Mon Jan 10/05
I wish it was Sunday

Scott evil?
Well, they went and did it. Scott Taylor debuted in today's Post with "The View from Winnipeg" (I knew there had been something missing from the sports section!). I guess everyone deserves a second chance, and if nine weeks' penance is enough to absolve Taylor of his cardinal sin, then who am I to complain? I just find it very, very odd, is all.

The Earl of Feelingsburg
I thought I was aware of most if not all of the kooks that lurk in Sun Media's stable of columnists (hint: search on "Ian Robinson"), but thanks to Colby Cosh, the Ottawa Sun's Earl McRae is a new one on me. This column really is quite extraordinary. In it, McRae essentially says that the massive public displays of grief that follow the great calamities of our times (9/11, the tsunami, Princess Diana) are no longer just one way to express one's grief, should one in fact have any grief to express. They are now a civic duty, and thus Saturday's flop of a Tsunami Memorial Service in Ottawa has exposed its citizens as the heartless bastards they are. I won't bore you — Cosh tears the whole thing to shreds here. He also pointed me in the direction of Mr McRae's previous column, with its "SHADDUP" and, ahem, "sissypants" — my goodness, what a difference 48 hours can make.

Damn punks
Subhead on this morning's Post article entitled "New law 'too soft' on violent youth": "Some walking out of court laughing." Source of the subhead: Ontario probation officer (and union exec — see below) Bob Eaton. He says (my emphasis): "The ones who know the system are essentially laughing at us, because they know that there aren't any real strong sanctions for continued disobedience of court orders." Laughing; not actually laughing — ah, close enough.

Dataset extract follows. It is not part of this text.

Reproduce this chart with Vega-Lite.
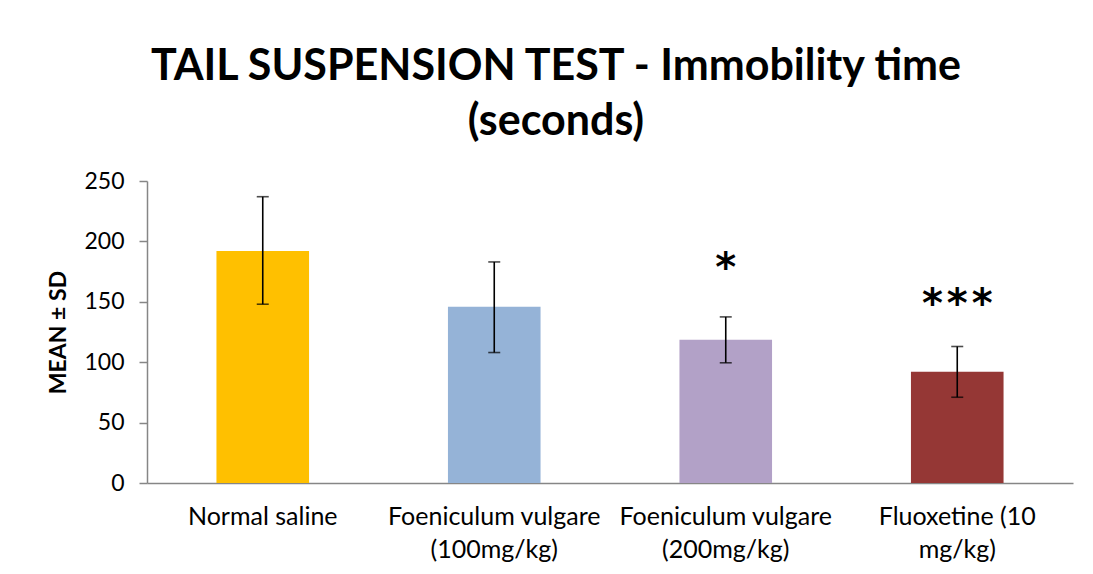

Far weirder, though, are the multiple references to corrections officers being laid off because of a decrease in the young-offender prison population.

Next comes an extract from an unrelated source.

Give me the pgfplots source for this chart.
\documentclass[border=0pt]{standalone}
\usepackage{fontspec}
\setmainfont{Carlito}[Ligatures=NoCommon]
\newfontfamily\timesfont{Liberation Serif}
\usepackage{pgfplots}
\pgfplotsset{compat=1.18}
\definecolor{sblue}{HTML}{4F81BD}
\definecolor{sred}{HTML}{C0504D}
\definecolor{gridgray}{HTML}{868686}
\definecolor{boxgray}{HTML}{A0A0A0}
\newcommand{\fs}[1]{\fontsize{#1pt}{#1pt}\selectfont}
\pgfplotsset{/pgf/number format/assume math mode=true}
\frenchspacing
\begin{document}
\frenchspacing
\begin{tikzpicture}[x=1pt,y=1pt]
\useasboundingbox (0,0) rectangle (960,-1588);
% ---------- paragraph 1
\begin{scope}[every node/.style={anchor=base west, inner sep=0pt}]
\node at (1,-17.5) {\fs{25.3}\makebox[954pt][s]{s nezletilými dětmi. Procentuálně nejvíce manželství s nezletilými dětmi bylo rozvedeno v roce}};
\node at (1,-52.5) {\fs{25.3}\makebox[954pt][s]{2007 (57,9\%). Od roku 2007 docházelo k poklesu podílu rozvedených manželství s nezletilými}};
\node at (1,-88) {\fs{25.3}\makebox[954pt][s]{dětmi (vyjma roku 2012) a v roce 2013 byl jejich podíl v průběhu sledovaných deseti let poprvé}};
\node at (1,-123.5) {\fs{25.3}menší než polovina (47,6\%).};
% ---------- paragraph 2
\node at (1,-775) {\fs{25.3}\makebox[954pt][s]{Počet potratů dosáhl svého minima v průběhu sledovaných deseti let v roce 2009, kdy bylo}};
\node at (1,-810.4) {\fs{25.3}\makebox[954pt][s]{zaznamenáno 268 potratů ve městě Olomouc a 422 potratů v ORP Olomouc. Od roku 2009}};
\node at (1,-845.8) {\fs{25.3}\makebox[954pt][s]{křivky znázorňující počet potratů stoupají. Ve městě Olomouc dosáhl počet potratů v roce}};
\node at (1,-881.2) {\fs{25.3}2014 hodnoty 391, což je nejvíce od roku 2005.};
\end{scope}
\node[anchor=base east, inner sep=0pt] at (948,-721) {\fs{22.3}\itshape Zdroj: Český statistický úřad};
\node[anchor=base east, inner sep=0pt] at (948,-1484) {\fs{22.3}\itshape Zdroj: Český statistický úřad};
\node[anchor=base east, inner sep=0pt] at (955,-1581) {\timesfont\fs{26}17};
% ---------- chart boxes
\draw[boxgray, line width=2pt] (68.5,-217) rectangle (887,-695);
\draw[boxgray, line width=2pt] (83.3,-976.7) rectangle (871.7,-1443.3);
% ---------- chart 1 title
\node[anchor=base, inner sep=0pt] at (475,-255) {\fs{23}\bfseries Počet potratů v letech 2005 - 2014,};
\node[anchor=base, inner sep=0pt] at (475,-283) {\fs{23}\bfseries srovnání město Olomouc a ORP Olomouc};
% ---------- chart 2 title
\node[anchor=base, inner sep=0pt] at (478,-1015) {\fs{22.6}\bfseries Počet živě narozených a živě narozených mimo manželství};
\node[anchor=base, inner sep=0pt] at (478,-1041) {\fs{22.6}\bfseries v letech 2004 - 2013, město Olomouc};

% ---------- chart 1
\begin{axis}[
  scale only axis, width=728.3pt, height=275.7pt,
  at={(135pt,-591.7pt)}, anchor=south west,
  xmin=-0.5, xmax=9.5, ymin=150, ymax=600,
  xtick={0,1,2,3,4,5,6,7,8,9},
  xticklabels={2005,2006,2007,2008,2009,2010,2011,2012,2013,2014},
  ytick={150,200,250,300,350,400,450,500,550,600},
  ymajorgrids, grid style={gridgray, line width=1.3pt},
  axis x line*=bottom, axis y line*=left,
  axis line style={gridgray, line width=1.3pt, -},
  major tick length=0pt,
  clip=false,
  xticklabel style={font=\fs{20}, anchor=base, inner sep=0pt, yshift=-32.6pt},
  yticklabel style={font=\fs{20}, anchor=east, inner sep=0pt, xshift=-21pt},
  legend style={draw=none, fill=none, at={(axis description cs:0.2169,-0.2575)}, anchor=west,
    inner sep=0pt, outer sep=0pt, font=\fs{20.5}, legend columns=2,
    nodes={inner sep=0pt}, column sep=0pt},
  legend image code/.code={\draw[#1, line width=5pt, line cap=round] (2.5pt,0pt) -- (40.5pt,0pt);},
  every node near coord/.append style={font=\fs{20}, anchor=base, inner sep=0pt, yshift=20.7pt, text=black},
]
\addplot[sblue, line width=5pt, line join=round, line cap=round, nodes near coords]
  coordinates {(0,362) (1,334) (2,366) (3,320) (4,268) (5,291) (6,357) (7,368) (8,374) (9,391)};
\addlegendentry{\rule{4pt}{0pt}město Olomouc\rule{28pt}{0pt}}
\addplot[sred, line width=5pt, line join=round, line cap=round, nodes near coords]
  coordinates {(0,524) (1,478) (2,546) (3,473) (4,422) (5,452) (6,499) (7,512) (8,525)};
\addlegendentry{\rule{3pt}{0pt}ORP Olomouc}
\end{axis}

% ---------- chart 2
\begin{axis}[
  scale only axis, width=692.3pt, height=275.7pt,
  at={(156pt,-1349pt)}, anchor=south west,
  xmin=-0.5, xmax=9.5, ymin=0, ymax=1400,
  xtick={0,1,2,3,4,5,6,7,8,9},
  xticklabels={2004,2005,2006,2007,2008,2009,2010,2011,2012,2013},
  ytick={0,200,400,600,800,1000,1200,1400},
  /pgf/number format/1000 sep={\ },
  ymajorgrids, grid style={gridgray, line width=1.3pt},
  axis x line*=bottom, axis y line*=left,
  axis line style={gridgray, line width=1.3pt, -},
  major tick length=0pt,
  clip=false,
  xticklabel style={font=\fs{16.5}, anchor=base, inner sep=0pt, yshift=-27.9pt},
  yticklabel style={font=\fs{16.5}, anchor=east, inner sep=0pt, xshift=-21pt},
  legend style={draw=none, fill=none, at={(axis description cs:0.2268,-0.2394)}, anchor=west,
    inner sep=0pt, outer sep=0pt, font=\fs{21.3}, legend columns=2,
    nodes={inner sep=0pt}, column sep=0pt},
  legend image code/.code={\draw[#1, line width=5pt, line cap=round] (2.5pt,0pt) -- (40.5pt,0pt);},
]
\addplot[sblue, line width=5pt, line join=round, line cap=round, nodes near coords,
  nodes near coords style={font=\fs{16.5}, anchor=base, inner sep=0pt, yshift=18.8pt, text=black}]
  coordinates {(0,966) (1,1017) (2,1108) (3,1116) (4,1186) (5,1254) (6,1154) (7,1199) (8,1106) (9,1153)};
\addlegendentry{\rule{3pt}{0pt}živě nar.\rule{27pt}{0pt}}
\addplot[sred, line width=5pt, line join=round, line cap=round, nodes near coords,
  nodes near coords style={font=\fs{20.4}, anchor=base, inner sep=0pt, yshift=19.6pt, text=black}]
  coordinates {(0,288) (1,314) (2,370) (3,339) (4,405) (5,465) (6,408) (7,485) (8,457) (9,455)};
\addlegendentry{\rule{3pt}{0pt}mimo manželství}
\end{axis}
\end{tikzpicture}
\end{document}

Since the law took effect 18 months ago, the number of young offenders going to jail has plummeted by as much as half, forcing prison units to close, eliminating corrections jobs and generating controversy across Canada…

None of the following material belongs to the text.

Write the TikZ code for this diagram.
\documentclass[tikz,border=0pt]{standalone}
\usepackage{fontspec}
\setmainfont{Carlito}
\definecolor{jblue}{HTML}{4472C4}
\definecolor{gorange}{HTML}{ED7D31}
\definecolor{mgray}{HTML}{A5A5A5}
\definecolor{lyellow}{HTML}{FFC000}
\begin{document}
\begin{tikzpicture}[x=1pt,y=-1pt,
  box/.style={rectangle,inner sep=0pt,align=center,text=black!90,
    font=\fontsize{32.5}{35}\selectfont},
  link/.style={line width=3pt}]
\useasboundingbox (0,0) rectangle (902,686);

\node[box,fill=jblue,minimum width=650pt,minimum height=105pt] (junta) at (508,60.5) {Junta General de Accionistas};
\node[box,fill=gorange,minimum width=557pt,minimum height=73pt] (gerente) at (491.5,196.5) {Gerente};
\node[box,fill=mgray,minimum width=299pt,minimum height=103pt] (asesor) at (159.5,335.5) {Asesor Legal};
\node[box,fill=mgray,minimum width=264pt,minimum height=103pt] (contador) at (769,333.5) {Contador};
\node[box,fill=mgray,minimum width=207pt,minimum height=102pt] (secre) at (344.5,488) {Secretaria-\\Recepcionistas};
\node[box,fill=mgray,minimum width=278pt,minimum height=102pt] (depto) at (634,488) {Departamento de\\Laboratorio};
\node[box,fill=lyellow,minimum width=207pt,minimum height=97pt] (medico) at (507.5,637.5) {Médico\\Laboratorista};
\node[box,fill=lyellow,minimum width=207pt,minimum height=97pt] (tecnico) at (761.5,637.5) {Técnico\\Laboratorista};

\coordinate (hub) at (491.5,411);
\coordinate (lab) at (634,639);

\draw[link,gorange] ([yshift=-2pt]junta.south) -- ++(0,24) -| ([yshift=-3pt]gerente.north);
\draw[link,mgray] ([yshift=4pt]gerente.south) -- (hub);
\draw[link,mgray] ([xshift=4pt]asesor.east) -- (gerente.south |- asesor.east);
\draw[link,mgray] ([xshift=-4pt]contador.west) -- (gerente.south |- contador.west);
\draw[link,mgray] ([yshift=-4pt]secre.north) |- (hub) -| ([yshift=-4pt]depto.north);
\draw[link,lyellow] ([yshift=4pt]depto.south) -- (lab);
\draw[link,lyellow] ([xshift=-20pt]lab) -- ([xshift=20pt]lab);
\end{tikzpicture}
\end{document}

In [Newfoundland and Labrador]… the average daily count of youth in secure custody has dropped to less than 30 from 50-55 before the new law. Two 10-bed units have been closed and layoff notices handed to 27 staff in the last 18 months…

Nova Scotia had to close the $3-million-a-year Shelbourne Youth Centre in April after the inmate population, once as high as 120, shrunk to 2.

Who's writing this, the Prison Guards' Local 412? Prison guards are like rat catchers — in ideal circumstances, their pink slips are a cause for celebration. In less-than-ideal circumstances, such as those we appear to be in now, they're just irrelevant.